• Requirements:
Copy the listing verbatim, excluding any images found in it.

• Material:

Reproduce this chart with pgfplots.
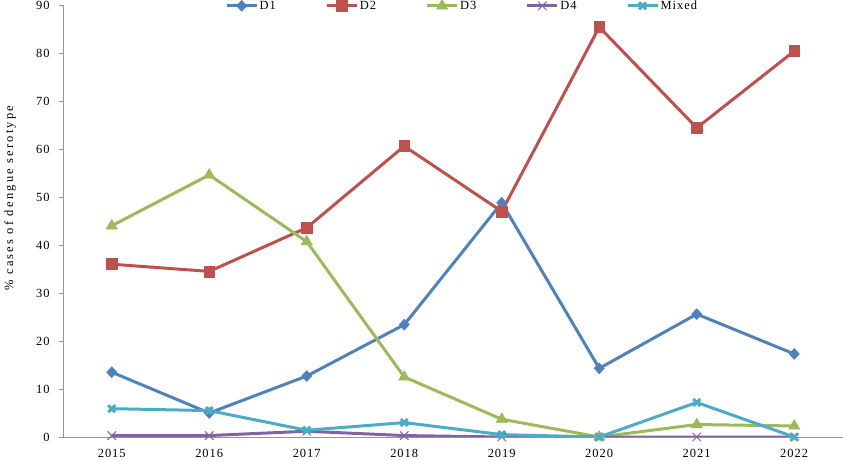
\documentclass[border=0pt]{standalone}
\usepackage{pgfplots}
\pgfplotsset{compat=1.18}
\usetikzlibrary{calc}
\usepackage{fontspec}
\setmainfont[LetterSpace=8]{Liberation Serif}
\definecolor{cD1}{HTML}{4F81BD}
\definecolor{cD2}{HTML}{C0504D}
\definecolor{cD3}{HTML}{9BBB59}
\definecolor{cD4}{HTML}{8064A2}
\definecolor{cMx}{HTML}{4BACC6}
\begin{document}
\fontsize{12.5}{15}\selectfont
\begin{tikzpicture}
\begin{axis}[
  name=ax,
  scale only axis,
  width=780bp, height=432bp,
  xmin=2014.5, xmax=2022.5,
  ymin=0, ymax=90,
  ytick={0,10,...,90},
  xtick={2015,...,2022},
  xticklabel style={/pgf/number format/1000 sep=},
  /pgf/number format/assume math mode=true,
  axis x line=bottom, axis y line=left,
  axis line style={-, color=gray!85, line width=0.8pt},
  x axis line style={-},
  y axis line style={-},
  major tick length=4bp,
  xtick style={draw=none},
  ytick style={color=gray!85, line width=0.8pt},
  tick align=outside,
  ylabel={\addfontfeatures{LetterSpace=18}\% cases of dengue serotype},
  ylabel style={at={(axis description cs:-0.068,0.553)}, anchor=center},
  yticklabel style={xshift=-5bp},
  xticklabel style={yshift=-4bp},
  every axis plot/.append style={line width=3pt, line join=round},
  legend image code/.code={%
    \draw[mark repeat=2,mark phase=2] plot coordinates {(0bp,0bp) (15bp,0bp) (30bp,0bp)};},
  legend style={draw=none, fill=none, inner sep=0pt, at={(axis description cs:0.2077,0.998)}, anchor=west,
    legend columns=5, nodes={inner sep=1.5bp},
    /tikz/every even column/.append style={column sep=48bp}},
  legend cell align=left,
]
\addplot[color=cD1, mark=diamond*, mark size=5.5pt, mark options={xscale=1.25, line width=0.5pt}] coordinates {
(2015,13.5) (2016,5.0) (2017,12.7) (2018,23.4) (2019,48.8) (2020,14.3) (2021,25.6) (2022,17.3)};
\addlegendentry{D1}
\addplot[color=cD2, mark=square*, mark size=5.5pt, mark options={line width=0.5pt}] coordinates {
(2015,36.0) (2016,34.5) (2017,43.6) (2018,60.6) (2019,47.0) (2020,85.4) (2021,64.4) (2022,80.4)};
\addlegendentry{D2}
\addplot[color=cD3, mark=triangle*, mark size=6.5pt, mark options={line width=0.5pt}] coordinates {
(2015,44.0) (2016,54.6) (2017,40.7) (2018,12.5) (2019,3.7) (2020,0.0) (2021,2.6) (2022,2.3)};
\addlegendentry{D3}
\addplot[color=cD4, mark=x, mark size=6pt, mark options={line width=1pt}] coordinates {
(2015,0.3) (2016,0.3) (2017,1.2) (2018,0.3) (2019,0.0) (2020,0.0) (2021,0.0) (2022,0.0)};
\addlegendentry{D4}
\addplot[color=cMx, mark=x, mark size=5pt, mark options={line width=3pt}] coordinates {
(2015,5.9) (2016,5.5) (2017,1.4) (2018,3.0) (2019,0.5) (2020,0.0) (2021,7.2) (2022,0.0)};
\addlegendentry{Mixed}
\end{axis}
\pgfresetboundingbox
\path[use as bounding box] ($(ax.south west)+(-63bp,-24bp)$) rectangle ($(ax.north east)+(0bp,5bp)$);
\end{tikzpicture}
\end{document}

• Response:
Reproduce this chart with pgfplots.
\documentclass[border=0pt]{standalone}
\usepackage{pgfplots}
\pgfplotsset{compat=1.18}
\usetikzlibrary{calc}
\usepackage{fontspec}
\setmainfont[LetterSpace=8]{Liberation Serif}
\definecolor{cD1}{HTML}{4F81BD}
\definecolor{cD2}{HTML}{C0504D}
\definecolor{cD3}{HTML}{9BBB59}
\definecolor{cD4}{HTML}{8064A2}
\definecolor{cMx}{HTML}{4BACC6}
\begin{document}
\fontsize{12.5}{15}\selectfont
\begin{tikzpicture}
\begin{axis}[
  name=ax,
  scale only axis,
  width=780bp, height=432bp,
  xmin=2014.5, xmax=2022.5,
  ymin=0, ymax=90,
  ytick={0,10,...,90},
  xtick={2015,...,2022},
  xticklabel style={/pgf/number format/1000 sep=},
  /pgf/number format/assume math mode=true,
  axis x line=bottom, axis y line=left,
  axis line style={-, color=gray!85, line width=0.8pt},
  x axis line style={-},
  y axis line style={-},
  major tick length=4bp,
  xtick style={draw=none},
  ytick style={color=gray!85, line width=0.8pt},
  tick align=outside,
  ylabel={\addfontfeatures{LetterSpace=18}\% cases of dengue serotype},
  ylabel style={at={(axis description cs:-0.068,0.553)}, anchor=center},
  yticklabel style={xshift=-5bp},
  xticklabel style={yshift=-4bp},
  every axis plot/.append style={line width=3pt, line join=round},
  legend image code/.code={%
    \draw[mark repeat=2,mark phase=2] plot coordinates {(0bp,0bp) (15bp,0bp) (30bp,0bp)};},
  legend style={draw=none, fill=none, inner sep=0pt, at={(axis description cs:0.2077,0.998)}, anchor=west,
    legend columns=5, nodes={inner sep=1.5bp},
    /tikz/every even column/.append style={column sep=48bp}},
  legend cell align=left,
]
\addplot[color=cD1, mark=diamond*, mark size=5.5pt, mark options={xscale=1.25, line width=0.5pt}] coordinates {
(2015,13.5) (2016,5.0) (2017,12.7) (2018,23.4) (2019,48.8) (2020,14.3) (2021,25.6) (2022,17.3)};
\addlegendentry{D1}
\addplot[color=cD2, mark=square*, mark size=5.5pt, mark options={line width=0.5pt}] coordinates {
(2015,36.0) (2016,34.5) (2017,43.6) (2018,60.6) (2019,47.0) (2020,85.4) (2021,64.4) (2022,80.4)};
\addlegendentry{D2}
\addplot[color=cD3, mark=triangle*, mark size=6.5pt, mark options={line width=0.5pt}] coordinates {
(2015,44.0) (2016,54.6) (2017,40.7) (2018,12.5) (2019,3.7) (2020,0.0) (2021,2.6) (2022,2.3)};
\addlegendentry{D3}
\addplot[color=cD4, mark=x, mark size=6pt, mark options={line width=1pt}] coordinates {
(2015,0.3) (2016,0.3) (2017,1.2) (2018,0.3) (2019,0.0) (2020,0.0) (2021,0.0) (2022,0.0)};
\addlegendentry{D4}
\addplot[color=cMx, mark=x, mark size=5pt, mark options={line width=3pt}] coordinates {
(2015,5.9) (2016,5.5) (2017,1.4) (2018,3.0) (2019,0.5) (2020,0.0) (2021,7.2) (2022,0.0)};
\addlegendentry{Mixed}
\end{axis}
\pgfresetboundingbox
\path[use as bounding box] ($(ax.south west)+(-63bp,-24bp)$) rectangle ($(ax.north east)+(0bp,5bp)$);
\end{tikzpicture}
\end{document}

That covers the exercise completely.